I think this species is susceptible and will die off within 48 hours of an external test douse we've had this a few times on our p threads.

But I'd keep that rock isolated in its own eco bucket a week or two and not in the main tank where more of the target exists to cross-seed and confound the regrow test.

if that test rock either as the bucket dosed or external direct dosed maintains its kill in the eco bucket you are good for whole tank work using the mini model as a time waste preventer. I predict your whole tank fix can be ascertained from a bucket


One thing is certainly in your favor even though this seems daunting:

This invader is an obligate hitchhiker that emerges and sustains independent of nutrients. That doesn't mean altering one nutrient param this or that way couldn't phase shock it into death, it means that nutrient controls aren't the exclusive kill option. If you can pre-demo any method in a bucket to work, then upscale that to your tank, once this biomass is killed off literally the only biological way you can ever see it again is if you do not quarantine. This angle allows you to attack directly with a predicted sustain.

In our tank correction threads we find green algae families and cyano families as the persistent ones that always get in, always seem to potentitate from the rocks if we make one or more mistake with a tank (feed heavy weekend, too many white LEDs etc)

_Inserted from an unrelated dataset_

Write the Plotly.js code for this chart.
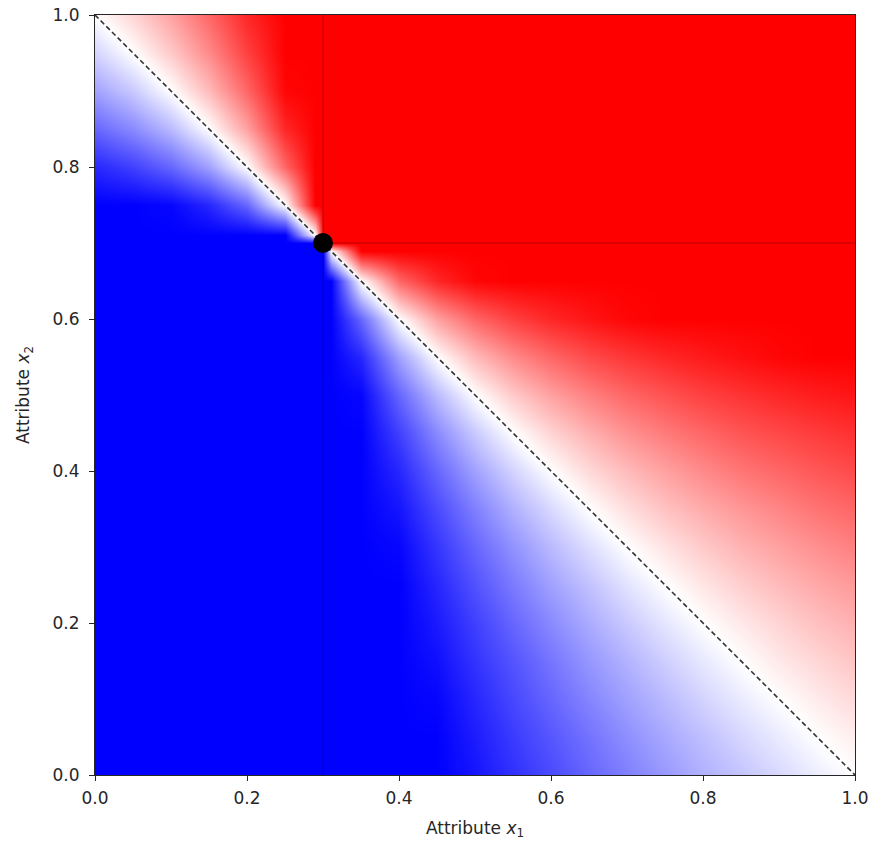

Pretty much everything other than those two groups are obligate hitchhikers and we're saving fifty tanks a month working solely from that unique angle... that direct attack on the invader is the ideal kill and sustain method when dealing with obligate hitchhikers.

We are not seeing obligates like valonia or invasive caulerpa come back after true eradication unless via import. The porosity of the live rock is truly being cleaned out, the distinction of obligate hitchhiker vs ubiquitous traveler is a powerful one when identifying tank invaders. the more thorough the mass kill, the longer the sustain that's the rule of obligate hitchhiker wars.